Siempre me ha llamado mucho la atención la manía que tenemos los seres humanos para intentar definir o encasillar de alguna manera nuestros actos y que basándonos en dicha categorización solemos juzgar a las personas en lo general. También entra otro elemento en la ecuación: ¿por qué, una vez que hemos aceptado estas dos vertientes, optamos por una o por otra?
A lo largo de los años, y antes de que existiesen como tal las leyes, la intención de agradar a la deidad en turno nos hacía conducirnos de una u otra manera, posteriormente la promesa de una vida eterna –o su contraparte, la condena– nos llevaba a buscar conseguir “puntos” para librarnos de ese castigo no deseado. Ya, con la sociedad medianamente establecida, y bajo el paraguas de leyes que sancionaban las malas conductas, optar por lo bueno era -y sigue siendo– lo más sensato, pero hay un gran pero.
¿Por qué somos buenos?
Hobbes dice que somos malos por naturaleza y que necesitamos de un poder –o fuerza– mayor que nos controle. Rousseau, por su parte, y tomando de ejemplo al ser humano que vive en estado salvaje, argumenta que somos empáticos y buenos y que es “la propiedad”, ese ímpetu por decir que algo es mío, lo que nos hace desviarnos. El eros y tánatos de Freud buscan dar un equilibro a estas posturas y por ende ambas conviven de cierta manera tratando así de siempre encontrar un balance; aunque definir la maldad o la bondad, innata o no, no responde la pregunta.

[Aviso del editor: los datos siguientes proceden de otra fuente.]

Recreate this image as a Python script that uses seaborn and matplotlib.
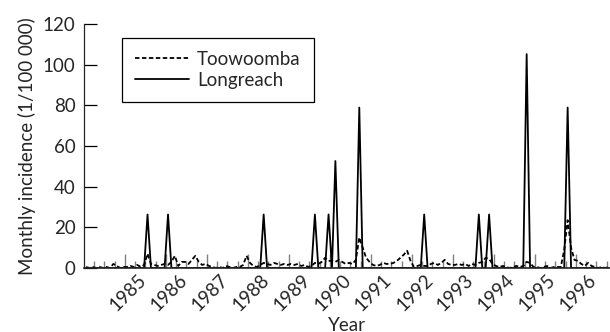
import matplotlib
matplotlib.use("Agg")
import matplotlib.pyplot as plt
import matplotlib.transforms as mtransforms
import seaborn as sns
import numpy as np
import pandas as pd

# monthly incidence per 100 000, Jan 1984 onwards (one row per year)
toowoomba = [
    0.5, 0, 0.5, 0, 0.5, 0, 0.5, 0, 2, 1, 0, 0.5,          # 1984
    0.5, 1, 0.5, 1.5, 0.5, 1.5, 7, 2, 1.5, 1, 1.5, 2,      # 1985
    1.5, 3, 6, 1, 3, 3, 2, 4, 6, 3, 1.5, 2,                # 1986
    1, 0.5, 0, 0.5, 0, 1, 0.5, 0, 0.5, 0.5, 1.5, 6,        # 1987
    2.5, 1, 0.5, 1.5, 2.5, 2, 1.5, 2.5, 2, 1.5, 2, 1.5,    # 1988
    2, 1.5, 2, 1, 1.5, 0.5, 1, 2.5, 2, 3, 5, 3.5,          # 1989
    3.5, 3, 4, 3, 2, 2.5, 2, 4, 15, 10, 5, 3,              # 1990
    1.5, 1, 1.5, 2.5, 2, 2, 2.5, 3.5, 5, 6.5, 8.5, 3.5,    # 1991
    0.5, 1, 1.5, 1, 1, 2, 2.5, 1.5, 2.5, 4, 2, 1.5,        # 1992
    1.5, 2, 1.5, 2, 1, 2, 1.5, 2.5, 3, 5, 4.5, 2,          # 1993
    1, 0.5, 1, 0.5, 0, 0.5, 1, 0.5, 1, 3, 2.5, 0.5,        # 1994
    0.5, 0, 0.5, 1, 0, 0.5, 0.5, 0.5, 9, 23.5, 10, 4,      # 1995
    3.5, 2, 1, 2.5, 1, 0.5, 0, 0.5, 0, 0.5,                # 1996
]
longreach = [
    0, 0, 0, 0, 0, 0, 0, 0, 0, 0, 0, 0,                    # 1984
    0, 0, 0, 0, 0, 0, 26.3, 0, 0, 0, 0, 0,                 # 1985
    26.3, 0, 0, 0, 0, 0, 0, 0, 0, 0, 0, 0,                 # 1986
    0, 0, 0, 0, 0, 0, 0, 0, 0, 0, 0, 0,                    # 1987
    0, 0, 0, 0, 26.3, 0, 0, 0, 0, 0, 0, 0,                 # 1988
    0, 0, 0, 0, 0, 0, 0, 26.3, 0, 0, 0, 26.3,              # 1989
    0, 52.6, 0, 0, 0, 0, 0, 0, 78.9, 0, 0, 0,              # 1990
    0, 0, 0, 0, 0, 0, 0, 0, 0, 0, 0, 0,                    # 1991
    0, 0, 0, 26.3, 0, 0, 0, 0, 0, 0, 0, 0,                 # 1992
    0, 0, 0, 0, 0, 0, 0, 26.3, 0, 0, 26.3, 0,              # 1993
    0, 0, 0, 0, 0, 0, 0, 0, 0, 105.2, 0, 0,                # 1994
    0, 0, 0, 0, 0, 0, 0, 0, 0, 78.9, 0, 0,                 # 1995
    0, 0, 0, 0, 0, 0, 0, 0, 0, 0,                          # 1996
]
year_labels = [str(y) for y in range(1985, 1997)]
y_ticks = [0, 20, 40, 60, 80, 100, 120]

months = np.arange(len(toowoomba)) + 0.6
df = pd.DataFrame({
    "month": np.concatenate([months, months]),
    "incidence": toowoomba + longreach,
    "site": ["Toowoomba"] * len(toowoomba) + ["Longreach"] * len(longreach),
})

sns.set_style("ticks")
plt.rcParams["font.family"] = ["Lato", "DejaVu Sans"]
plt.rcParams["lines.scale_dashes"] = False

fig = plt.figure(figsize=(6.1, 3.32), dpi=100)
ax = fig.add_axes([0.1377, 0.1928, 0.8623, 0.7349])

sns.lineplot(data=df, x="month", y="incidence", style="site",
             style_order=["Toowoomba", "Longreach"],
             dashes={"Toowoomba": (3.2, 1.8), "Longreach": ""},
             color="black", linewidth=1.3, ax=ax, legend=True)

ax.set_xlim(0, 154)
ax.set_ylim(0, 120)
ax.set_yticks(y_ticks)
ax.tick_params(axis="y", direction="in", length=9, width=0.9, labelsize=13.5,
               color="black", pad=6)

year_pos = [12 * (i + 1) for i in range(len(year_labels))]
ax.set_xticks(year_pos)
ax.set_xticklabels(year_labels, rotation=45, ha="right", va="top",
                   rotation_mode="anchor", fontsize=13.5)
ax.set_xticks(np.arange(3, 154, 3), minor=True)
ax.tick_params(axis="x", which="major", direction="in", length=10, width=1.0,
               color="#808080", pad=2)
ax.tick_params(axis="x", which="minor", direction="in", length=5, width=1.0,
               color="#808080")
shift = mtransforms.ScaledTranslation(0.12, 0, fig.dpi_scale_trans)
for lab in ax.get_xticklabels():
    lab.set_transform(lab.get_transform() + shift)

for s in ["top", "right"]:
    ax.spines[s].set_visible(False)
ax.spines["left"].set_linewidth(0.9)
ax.spines["bottom"].set_linewidth(1.2)

ax.set_xlabel("Year", fontsize=13.5, labelpad=2)
ax.set_ylabel("Monthly incidence (1/100 000)", fontsize=13.5, labelpad=5)

handles, labels = ax.get_legend_handles_labels()
leg = ax.legend(handles, labels, loc="upper left",
                bbox_to_anchor=(0.072, 0.943), borderaxespad=0,
                fontsize=13.5, handlelength=2.9, handletextpad=0.4,
                labelspacing=0.2, borderpad=0.7, fancybox=False,
                framealpha=1, edgecolor="black")
leg.get_frame().set_linewidth(0.9)

fig.savefig("out.png", dpi=100)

Erich Fromm (2000) habla de consensos y de que son precisamente estos los que hacen que una sociedad funcione determinando qué es bueno y qué es malo. Y que claro, para lograr una sana convivencia, optamos por lo bueno. En contra parte, uno de los argumentos en los típicos debates ateos vs. creyentes es, precisamente, que los primeros, dicen, no necesitan a un dios para ser buenos o tener conductas moralmente aceptadas. Los creyentes, en opuesto, aunque aceptan con atenuantes la postura, concluyen que es su dios esa guía moral que necesita el ser humano para conducirse.
Pero aquí viene lo más interesante de todo esto: el miedo. Dejando de lado la hipotética –o no– concupiscencia, el miedo y el ego juegan mucho en la conducta humana. El miedo a llegar al infierno, en el caso de los creyentes, o de pasar un tiempo en la cárcel, o el miedo a que la sociedad nos vea feo porque no somos buenos. Y, a esto último, le sumamos el ego: ¿cuántas veces el impulso por ser reconocidos no lleva a muchos a hacer cosas buenas?
Y es entonces cuando podemos preguntarnos: ¿hacer cosas buenas, con o sin interés, nos hace buenos o es el hacer el bien sin mirar a quién lo que nos hace realmente buenas personas?, ¿o acaso tener gestos bondadosos sin esperar nada a cambio es sinónimo de bondad?, ¿o si hacemos el bien por miedo –al infierno, la sociedad, la ley– somos realmente buenos o no?, ¿o es necesario el desinterés para validarnos como buenos?
«¿Es usted un demonio? Soy un hombre. Y por lo tanto tengo dentro de mí todos los demonios» Gilbert Keith Chesterton, (escritor británico).